Learning C# And ASP.NET

Sep 28, 2017
Steve Brownlee

One of the technologies that we teach at Nashville Software School is the C# and ASP.NET stack. It’s one of the trickier stacks to teach because the students are fresh out of their JavaScript education, so I need to attune their brains to building a solution where the code is compiled, strongly typed, and much more verbose.

There are also many moving parts that they needs to be aware of when building an application that many other stacks abstract away.

  • LINQ
  • Entity Framework
  • CORS
  • Code-first Modeling
  • View Models
  • Annotations
  • Model Binding
  • Razor Templating
  • View Components

On top of that, they have to learn the concepts of OOP, relational data concepts, ERDs, agile workflow, being a good teammate, etc. It’s a significant amount of knowledge for them to gain a slim understanding of in 60 days.

One thing that has made teaching the course easier is Microsoft’s wholehearted adoption of the open source, cross platform mindset once Satya Nadella took the reins of the company. I walked away from the Microsoft world back in 2011 because it was a mess. It was tough, because I absolutely love the C# language, but the ecosystem was too bloated, locked into the Windows OS, and notoriously hard to manage.

Now that .NET Core is out, and much more mature with 2.0, I’m as happy as a fox in a hen house. I can start the students coding in C# on day 1 because they can install .NET Core SDK, Visual Studio Code, and SQLite and immediately start learning. Windows does get installed as a VM on all their machines over the first couple weeks of the course, since they do need to gain some comfort with the OS, SQL Server, and Visual Studio Community Edition, but they are no longer required - which is both exciting, and a bit strange.

While I’m talking strange, I recently went through the process of deploying a small, sample ASP.NET MVC application to my Ubuntu VPS on Digital Ocean so that students could deploy their applications likewise and not have to worry about Azure deployment while they are looking for jobs. The fact that I can even type that sentence now feels odd.

I want to share that knowledge with the community.

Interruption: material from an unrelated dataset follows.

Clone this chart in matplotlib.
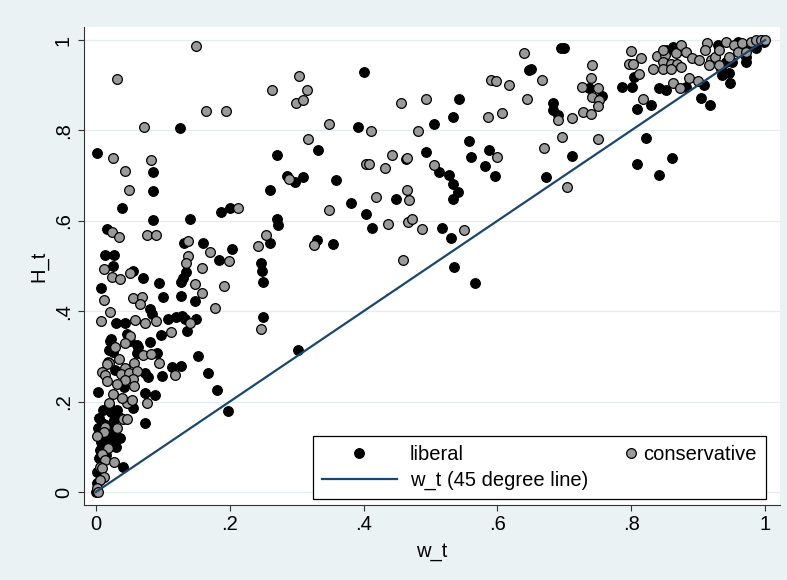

Azure is Microsoft’s cloud platform, and an option for deploying their code. However, since we are teaching .NET Core, and its whole philosophy is to be cross platform, I decided to find out how to deploy my example ASP.NET web application to my own Linux VPS on Digital Ocean with Nginx as the reverse proxy to the running dotnet assembly. The process was surprising straightforward and made me wonder at this brave, new world that we live in where running a .NET project on Linux is easy, and intended.

Here’s what you need to do. I’m going to make the assumption that you already have a VPS, or EC2 instance (or equivalent) running that you can deploy to.

  1. Get .NET Core installed on the machine.
  2. Clone your repository to a directory of your choosing on your machine.
  3. Run dotnet restore to install required packages.
  4. Run dotnet ef database update to create your database. Since this is Linux, unless you are using RHEL, you’ll have to stick to SQLite or MySQL - basically anything but SQL Server as your engine.
  5. Run dotnet run to verify that the build works and go to your domain on port 5000 to test that it works as intended. Make sure you open up port 5000 on your firewall temporarily to test it.
  6. If your application builds, and works, then it’s time to start configuring your system to run it as a service. First, create a new A record on your domain so that your application will run as a sub-domain if you like.
  7. The folks at Microsoft put together a wonderful guide for setting up Nginx configuration, service configuration, and publishing your application. Read the ASP.NET Core on Linux with Nginx. Here’s a quick highlight of those steps.
    1. Run dotnet publish to package up your application into a production assembly.
    2. Create a new sites-available configuration file. I made /etc/nginx/sites-available/commerce because I’m running a sub-domain - commerce.bangazon.com.
    3. Create a symlink of your new config file to sites-enabled with ln -s /etc/nginx/sites-available/commerce /etc/nginx/sites-enabled/commerce.
    4. Reload nginx configuration with nginx -s reload.
    5. Create the systemctl config file for your dotnet process.
    6. Enable the service (e.g. systemctl enable commerce.service).
    7. Start the service (e.g. systemctl start commerce.service).
    8. Check the status of the service (e.g. systemctl status commerce.service).